Low-lying dipole excitations in vibrational nuclei: The Cd isotopic chain studied in photon scattering experiments

Abstract

High-resolution nuclear resonance fluorescence experiments (NRF) were performed on $^{110,111,112,114,116}\mathrm{Cd}$ at the bremsstrahlung facility of the 4.3-MV Dynamitron accelerator in Stuttgart to study the low-lying dipole strength distributions in these vibrational nuclei. Numerous excited states, most of them previously unknown, were observed in the excitation energy range up to 4 MeV. Detailed spectroscopic information has been obtained on excitation energies, spins, decay widths, decay branchings, and transition probabilities. For states in the even-even isotopes $^{110,112,114,116}\mathrm{Cd}$, parities could be assigned from linear polarization measurements.
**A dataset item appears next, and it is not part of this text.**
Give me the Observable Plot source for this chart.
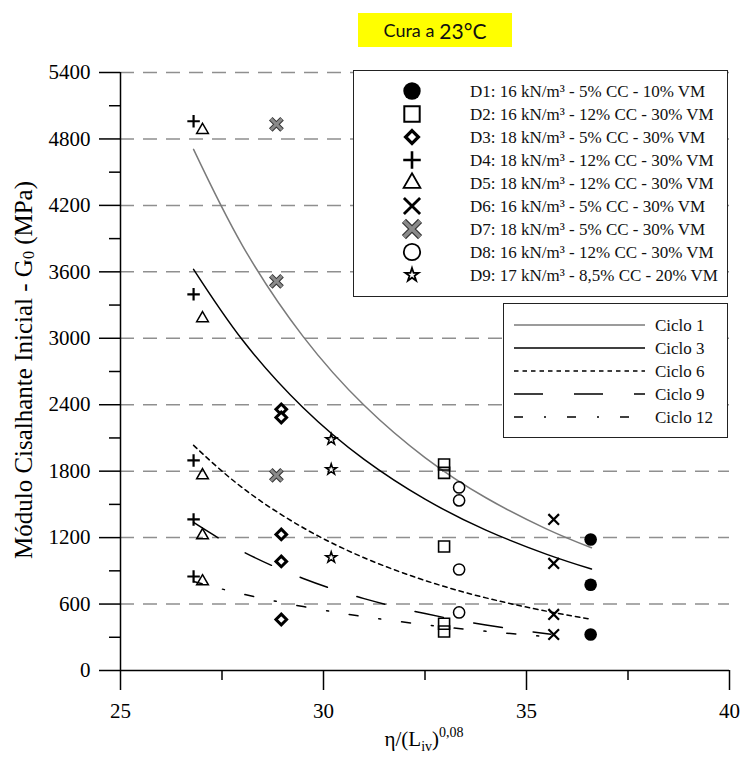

Together with our previous results for $^{108,112,113,114}\mathrm{Cd}$ from NRF studies without polarization measurements, systematics was established for the dipole strength distributions of the stable nuclei within the Cd isotopic chain. The results are discussed with respect to the systematics of $E1$ two-phonon excitations and mixed-symmetry states in even-even nuclei near the $Z=50$ shell closure and the fragmentation of these excitation modes in the odd-mass Cd isotopes.